Lets Play Online
Maggie Barfield talks to Catherine Butcher about a trailblazing children’s gaming app
Six years ago, a pioneering gaming app was launched inviting children to become ‘Guardians of Ancora’. At the time, few people had a tablet or smartphone. Now, more than 1.6 million have downloaded the app and children all over the world are playing the game in multiple languages.
Like many classic online games, it’s an adventure. The players run, jump and climb, slide on zipwires, achieve new levels in the game and win trophies. Guardians of Ancora – typically eight to 11-year-olds – are invited to explore the imaginary city of Ancora, visiting the ‘Hall of Memory’ and the ‘Theatre of the Saga’. They meet the Guild Master and Keeper of the Keys, unlocking stories and collecting ‘Guardian’s Gear’ in a digital satchel. Players who enjoy quizzes can answer questions. Children who want to be creative can use virtual paints and stickers to create pictures. There are animals to feed and new friends to be made – all in a secure environment which follows the strictest international rules for children’s online gaming.
The game was devised by world-class gamers working with the Christian charity Scripture Union. Their challenge was to capture children’s imaginations with the unchanging stories of the Bible, while still allowing players to influence the outcome of the game. Children can play offline and online. They don’t need to be able to read well but there are options to read stories as well as listen to them.
Players are introduced to a man called Jesus in the ancient town of Capernaum (named after the real town in the Middle East) where he is recruiting his followers. Gamers can read eye-witness accounts of the real, historical Jesus as well as watching the on-screen avatar enacting the story from his birth in Bethlehem to his crucifixion in Jerusalem, followed by his amazing resurrection.
Breaking new ground
Maggie Barfield, one of the team behind Guardians of Ancora, explains how they devised the game: ‘We wanted something really immersive for the children. Six years ago, people thought we were mad going for an app. Smartphones didn’t exist as we now know them and only 4% of the population had a tablet. It felt risky but we could sense how things were moving.
‘We went to a specialist children’s game design company and worked very closely with them. Then we did a lot of research with children – we watched them play and talked to loads of children, as well as looking at other games.
‘Different children play in different ways – some are very intensely playing the game. Others are much more interested in the more sociable aspects such as sharing pictures and creating prayer posts; some are more interested in reading the stories and taking the quizzes. Others go everywhere and do a bit of everything. We wanted to give children choice, so they can choose what they do in the game and when they do it. The journey through the app experience is not totally prescribed. If they don’t like quizzes you need never play a quiz, for example.’
The game is used by children at home and in schools, where there are Guardians of Ancora clubs. Initially the game was mainly popular with church groups and Christian families, but now it has become much more widespread.

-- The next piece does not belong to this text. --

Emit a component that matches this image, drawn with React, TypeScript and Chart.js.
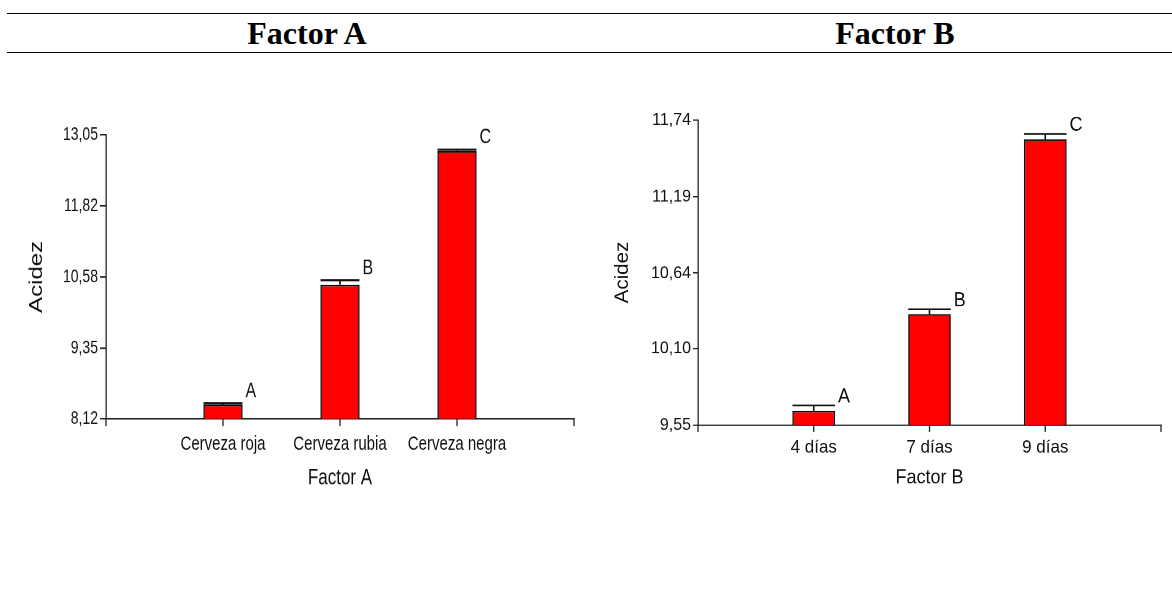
import React, { useEffect, useRef } from 'react';
import { Chart, registerables } from 'chart.js';

Chart.register(...registerables);

// ---------- data ----------
const categoriesA = ['Cerveza roja', 'Cerveza rubia', 'Cerveza negra'];
const meansA = [8.37, 10.45, 12.77];
const errorsA = [0.025, 0.08, 0.025];
const lettersA = ['A', 'B', 'C'];
const yTicksA = [8.12, 9.35, 10.58, 11.82, 13.05];

const categoriesB = ['4 días', '7 días', '9 días'];
const meansB = [9.65, 10.345, 11.6];
const errorsB = [0.04, 0.036, 0.04];
const lettersB = ['A', 'B', 'C'];
const yTicksB = [9.55, 10.1, 10.64, 11.19, 11.74];

const headerTitles = ['Factor A', 'Factor B'];
const yTitle = 'Acidez';

// ---------- style ----------
const FONT = "'Liberation Sans', Arial, sans-serif";
const TEXT = '#111';
const AXIS = '#222';

type PanelStyle = {
  width: number; height: number; stretch: number;
  padTop: number; padRight: number;
  yWidth: number; yTitleSize: number; yTitlePad: number; yTickSize: number; yTickLen: number;
  xHeight: number; xTickLen: number; xTickPad: number; xTickSize: number;
  xTitleSize: number; xTitlePad: number;
  barPct: number; letterSize: number; letterDx: number; letterDy: number;
};

const styleA: PanelStyle = {
  width: 586, height: 330, stretch: 1.33,
  padTop: 26.3, padRight: 12,
  yWidth: 106, yTitleSize: 18, yTitlePad: 26.2, yTickSize: 14, yTickLen: 6,
  xHeight: 90.2, xTickLen: 5.3, xTickPad: 4.7, xTickSize: 15,
  xTitleSize: 17, xTitlePad: 35.6,
  barPct: 0.333, letterSize: 16, letterDx: 3, letterDy: -9,
};

const styleB: PanelStyle = {
  width: 586, height: 380, stretch: 1.08,
  padTop: 18.5, padRight: 11,
  yWidth: 112, yTitleSize: 19, yTitlePad: 25.6, yTickSize: 16, yTickLen: 5,
  xHeight: 79.1, xTickLen: 6.5, xTickPad: 4.1, xTickSize: 17,
  xTitleSize: 18, xTitlePad: 19.2,
  barPct: 0.368, letterSize: 18, letterDx: 3, letterDy: -7.9,
};

function makeOverlay(means: number[], errors: number[], letters: string[], st: PanelStyle) {
  return {
    id: 'errorsAndLetters',
    afterDraw(chart: any) {
      const { ctx } = chart;
      const meta = chart.getDatasetMeta(0);
      const yScale = chart.scales.y;
      const xScale = chart.scales.x;
      ctx.save();
      // tick marks below the axis at every category position
      ctx.strokeStyle = AXIS;
      ctx.lineWidth = 1.3;
      const base = xScale.top;
      for (let i = 0; i <= means.length + 1; i++) {
        const px = xScale.getPixelForTick(i);
        ctx.beginPath();
        ctx.moveTo(px, base - 0.5);
        ctx.lineTo(px, base + st.xTickLen);
        ctx.stroke();
      }
      // error bars + letters
      ctx.strokeStyle = '#111';
      ctx.lineWidth = 1.6;
      ctx.fillStyle = TEXT;
      ctx.font = `${st.letterSize}px ${FONT}`;
      ctx.textAlign = 'left';
      ctx.textBaseline = 'middle';
      means.forEach((m, i) => {
        const el = meta.data[i + 1];
        if (!el) return;
        const capY = yScale.getPixelForValue(m + errors[i]);
        const half = el.width / 2;
        ctx.beginPath();
        ctx.moveTo(el.x, el.y);
        ctx.lineTo(el.x, capY);
        ctx.moveTo(el.x - half, capY);
        ctx.lineTo(el.x + half, capY);
        ctx.stroke();
        ctx.fillText(letters[i], el.x + half + st.letterDx, capY + st.letterDy);
      });
      ctx.restore();
    },
  };
}

function buildConfig(categories: string[], means: number[], errors: number[], letters: string[], yTicks: number[], xTitle: string, st: PanelStyle): any {
  const labels = ['', ...categories, ''];
  const values = [null, ...means, null];
  return {
    type: 'bar',
    data: {
      labels,
      datasets: [{
        data: values,
        backgroundColor: '#ff0000',
        borderColor: '#000',
        borderWidth: 1.3,
        borderSkipped: false,
        categoryPercentage: 1,
        barPercentage: st.barPct,
      }],
    },
    options: {
      animation: false,
      responsive: false,
      maintainAspectRatio: false,
      devicePixelRatio: 2,
      layout: { padding: { top: st.padTop, right: st.padRight, bottom: 0, left: 0 } },
      plugins: { legend: { display: false }, tooltip: { enabled: false } },
      scales: {
        x: {
          type: 'category',
          offset: false,
          grid: { display: true, offset: false, drawOnChartArea: false, drawTicks: true, tickLength: st.xTickLen, color: 'rgba(0,0,0,0)', lineWidth: 1.2 },
          border: { display: true, color: AXIS, width: 1.3 },
          ticks: { autoSkip: false, maxRotation: 0, minRotation: 0, padding: st.xTickPad, color: TEXT, font: { family: FONT, size: st.xTickSize } },
          title: { display: true, text: xTitle, color: TEXT, font: { family: FONT, size: st.xTitleSize }, padding: { top: 0, bottom: st.xTitlePad } },
          afterFit: (s: any) => { s.height = st.xHeight; },
        },
        y: {
          type: 'linear',
          min: yTicks[0],
          max: yTicks[yTicks.length - 1],
          afterBuildTicks: (s: any) => { s.ticks = yTicks.map((v) => ({ value: v })); },
          grid: { display: true, drawOnChartArea: false, drawTicks: true, tickLength: st.yTickLen, color: AXIS, lineWidth: 1.2 },
          border: { display: true, color: AXIS, width: 1.3 },
          ticks: {
            padding: 2, color: TEXT, font: { family: FONT, size: st.yTickSize },
            callback: (v: number) => Number(v).toFixed(2).replace('.', ','),
          },
          title: { display: true, text: yTitle, color: TEXT, font: { family: FONT, size: st.yTitleSize }, padding: { top: st.yTitlePad, bottom: 0 } },
          afterFit: (s: any) => { s.width = st.yWidth; },
        },
      },
    },
    plugins: [makeOverlay(means, errors, letters, st)],
  };
}

function Panel(props: { left: number; top: number; st: PanelStyle; config: () => any }) {
  const ref = useRef<HTMLCanvasElement>(null);
  useEffect(() => {
    const chart = new Chart(ref.current as HTMLCanvasElement, props.config());
    return () => chart.destroy();
  }, []);
  const { st } = props;
  return (
    <div style={{ position: 'absolute', left: props.left, top: props.top, width: st.width, height: st.height, transform: `scaleY(${st.stretch})`, transformOrigin: '0 0' }}>
      <canvas ref={ref} width={st.width} height={st.height} style={{ display: 'block' }} />
    </div>
  );
}

export default function App() {
  useEffect(() => {
    document.body.style.margin = '0';
    document.body.style.background = '#fff';
  }, []);
  const headerStyle: React.CSSProperties = {
    position: 'absolute', top: 17, width: 300, marginLeft: -150, textAlign: 'center',
    fontFamily: "'Liberation Serif', 'Times New Roman', serif", fontWeight: 'bold', fontSize: 32, lineHeight: '32px', color: '#000',
  };
  return (
    <div style={{ position: 'relative', width: 1172, height: 599, background: '#fff', overflow: 'hidden' }}>
      <div style={{ position: 'absolute', left: 7, right: 0, top: 12.5, height: 1.5, background: '#000' }} />
      <div style={{ position: 'absolute', left: 7, right: 0, top: 51.5, height: 1.5, background: '#000' }} />
      <div style={{ ...headerStyle, left: 307 }}>{headerTitles[0]}</div>
      <div style={{ ...headerStyle, left: 895 }}>{headerTitles[1]}</div>
      <Panel left={0} top={100} st={styleA} config={() => buildConfig(categoriesA, meansA, errorsA, lettersA, yTicksA, 'Factor A', styleA)} />
      <Panel left={586} top={100} st={styleB} config={() => buildConfig(categoriesB, meansB, errorsB, lettersB, yTicksB, 'Factor B', styleB)} />
    </div>
  );
}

One of Maggie’s favourite stories about the players began when a Scripture Union schools worker visited a class and told pupils about the Guardians game. Two years later, he went back to the school and noticed that one of the children seemed to know a lot more about Jesus and the Bible than her classmates, even though she had no links with Christians or a church. He was amazed to discover that she had followed up on what he said on his first visit, had downloaded the app, and had been playing ever since.
So, what’s the feedback from children and adults who have played Guardians of Ancora? Maggie says one of the most frequent comments from adults is ‘I don’t know how to play this!’ But children are digital natives who catch on much more quickly and intuitively than their parents. Sadly, a few children have said ‘We only play games where we can kill people.’ However, millions more enjoy the game and Scripture Union has been able to respond to their requests to provide more virtual costumes for players for example, as well as making other improvements to keep pace with changes in technology.
During Covid lockdowns numbers using the app increased and the Guardians of Ancora Facebook page included regular challenges for players, who were using the app more frequently.
With new generations of children getting online every year, millions more are set to enter the wonderful world of Ancora and play!
Telling an unchanging story
Scripture Union began in 1867, the same year that English law changed so no factory or workshop could employ any child under the age of eight; employees aged between eight and 13 were required to have at least 10 hours of education per week. That’s when the so-called ‘ragged schools’ began.
In June 1867 Josiah Spiers spoke to 15 children in a drawing room in Islington, London, pioneering a new approach to introducing children to Jesus. The following year, Spiers went on holiday to Llandudno in North Wales and spontaneously wrote ‘God is love’ in the sand. His simple, compelling message attracted the attention of local young people, and Scripture Union began, as children began to engage with Jesus.